- _Problem details_:
Can you output, word for word, the lines between the one holding "Write a Python" and the one holding "ax.yaxis.set_label_coords(-0.092, 0.509)", inclusive, leaving out any pictures?

- _Data in this exercise_:
▽

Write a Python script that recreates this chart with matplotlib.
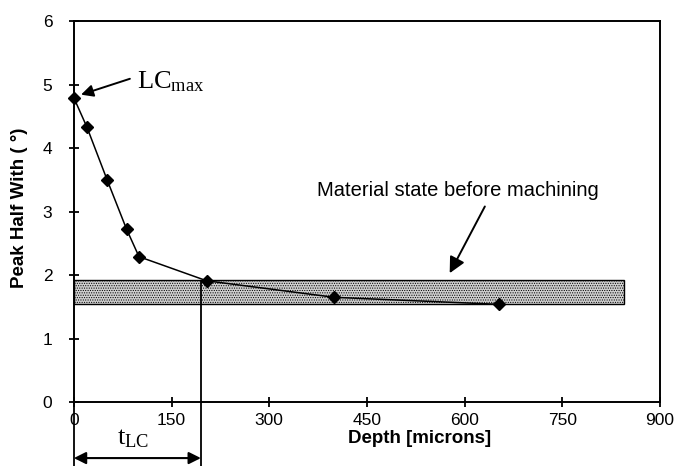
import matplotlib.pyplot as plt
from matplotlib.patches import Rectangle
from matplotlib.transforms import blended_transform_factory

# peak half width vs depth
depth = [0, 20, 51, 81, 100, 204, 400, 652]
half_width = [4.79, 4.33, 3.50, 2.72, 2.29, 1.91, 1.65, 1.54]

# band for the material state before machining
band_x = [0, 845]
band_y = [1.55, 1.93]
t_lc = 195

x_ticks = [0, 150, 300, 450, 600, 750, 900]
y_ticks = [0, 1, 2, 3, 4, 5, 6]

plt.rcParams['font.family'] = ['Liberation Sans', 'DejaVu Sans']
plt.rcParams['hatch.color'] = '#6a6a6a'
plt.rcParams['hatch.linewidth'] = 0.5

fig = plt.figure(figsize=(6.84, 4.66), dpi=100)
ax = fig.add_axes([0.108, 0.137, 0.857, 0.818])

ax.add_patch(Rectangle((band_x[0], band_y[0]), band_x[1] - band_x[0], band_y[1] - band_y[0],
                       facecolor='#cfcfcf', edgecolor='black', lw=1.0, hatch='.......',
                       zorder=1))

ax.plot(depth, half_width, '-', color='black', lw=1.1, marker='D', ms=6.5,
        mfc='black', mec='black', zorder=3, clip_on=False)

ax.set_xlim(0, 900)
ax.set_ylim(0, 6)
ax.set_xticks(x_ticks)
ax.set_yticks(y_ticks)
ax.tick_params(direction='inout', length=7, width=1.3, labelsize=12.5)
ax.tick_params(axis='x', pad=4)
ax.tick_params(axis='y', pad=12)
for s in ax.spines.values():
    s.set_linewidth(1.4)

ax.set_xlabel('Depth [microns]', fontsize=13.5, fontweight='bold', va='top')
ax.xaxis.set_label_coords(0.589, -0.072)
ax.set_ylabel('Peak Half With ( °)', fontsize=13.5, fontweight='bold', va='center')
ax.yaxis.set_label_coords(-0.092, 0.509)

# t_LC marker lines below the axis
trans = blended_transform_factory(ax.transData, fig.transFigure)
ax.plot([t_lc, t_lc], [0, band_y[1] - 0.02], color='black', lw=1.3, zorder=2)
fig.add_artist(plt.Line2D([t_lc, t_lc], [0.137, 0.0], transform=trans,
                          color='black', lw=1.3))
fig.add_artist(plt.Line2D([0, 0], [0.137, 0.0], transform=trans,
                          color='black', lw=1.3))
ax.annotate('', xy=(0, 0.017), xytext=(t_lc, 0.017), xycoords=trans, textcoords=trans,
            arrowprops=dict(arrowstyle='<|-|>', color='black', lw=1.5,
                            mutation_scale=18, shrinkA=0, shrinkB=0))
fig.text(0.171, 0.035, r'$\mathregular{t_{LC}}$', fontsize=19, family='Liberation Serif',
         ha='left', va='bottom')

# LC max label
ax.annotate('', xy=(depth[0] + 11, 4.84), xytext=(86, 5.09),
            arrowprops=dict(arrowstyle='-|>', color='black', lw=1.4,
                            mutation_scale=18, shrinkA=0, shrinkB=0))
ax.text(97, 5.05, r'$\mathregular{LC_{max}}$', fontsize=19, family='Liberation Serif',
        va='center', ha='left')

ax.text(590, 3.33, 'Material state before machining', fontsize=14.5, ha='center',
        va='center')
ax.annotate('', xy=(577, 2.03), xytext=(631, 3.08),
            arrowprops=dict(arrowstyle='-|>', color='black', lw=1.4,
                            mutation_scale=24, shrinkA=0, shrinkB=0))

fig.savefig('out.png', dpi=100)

△
▽

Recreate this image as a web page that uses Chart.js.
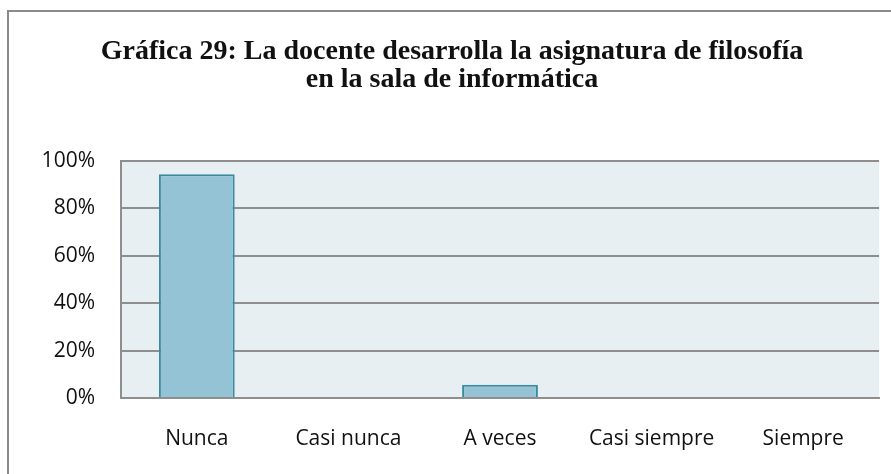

△

- _Written solution_:
Write a Python script that recreates this chart with matplotlib.
import matplotlib.pyplot as plt
from matplotlib.patches import Rectangle
from matplotlib.transforms import blended_transform_factory

# peak half width vs depth
depth = [0, 20, 51, 81, 100, 204, 400, 652]
half_width = [4.79, 4.33, 3.50, 2.72, 2.29, 1.91, 1.65, 1.54]

# band for the material state before machining
band_x = [0, 845]
band_y = [1.55, 1.93]
t_lc = 195

x_ticks = [0, 150, 300, 450, 600, 750, 900]
y_ticks = [0, 1, 2, 3, 4, 5, 6]

plt.rcParams['font.family'] = ['Liberation Sans', 'DejaVu Sans']
plt.rcParams['hatch.color'] = '#6a6a6a'
plt.rcParams['hatch.linewidth'] = 0.5

fig = plt.figure(figsize=(6.84, 4.66), dpi=100)
ax = fig.add_axes([0.108, 0.137, 0.857, 0.818])

ax.add_patch(Rectangle((band_x[0], band_y[0]), band_x[1] - band_x[0], band_y[1] - band_y[0],
                       facecolor='#cfcfcf', edgecolor='black', lw=1.0, hatch='.......',
                       zorder=1))

ax.plot(depth, half_width, '-', color='black', lw=1.1, marker='D', ms=6.5,
        mfc='black', mec='black', zorder=3, clip_on=False)

ax.set_xlim(0, 900)
ax.set_ylim(0, 6)
ax.set_xticks(x_ticks)
ax.set_yticks(y_ticks)
ax.tick_params(direction='inout', length=7, width=1.3, labelsize=12.5)
ax.tick_params(axis='x', pad=4)
ax.tick_params(axis='y', pad=12)
for s in ax.spines.values():
    s.set_linewidth(1.4)

ax.set_xlabel('Depth [microns]', fontsize=13.5, fontweight='bold', va='top')
ax.xaxis.set_label_coords(0.589, -0.072)
ax.set_ylabel('Peak Half With ( °)', fontsize=13.5, fontweight='bold', va='center')
ax.yaxis.set_label_coords(-0.092, 0.509)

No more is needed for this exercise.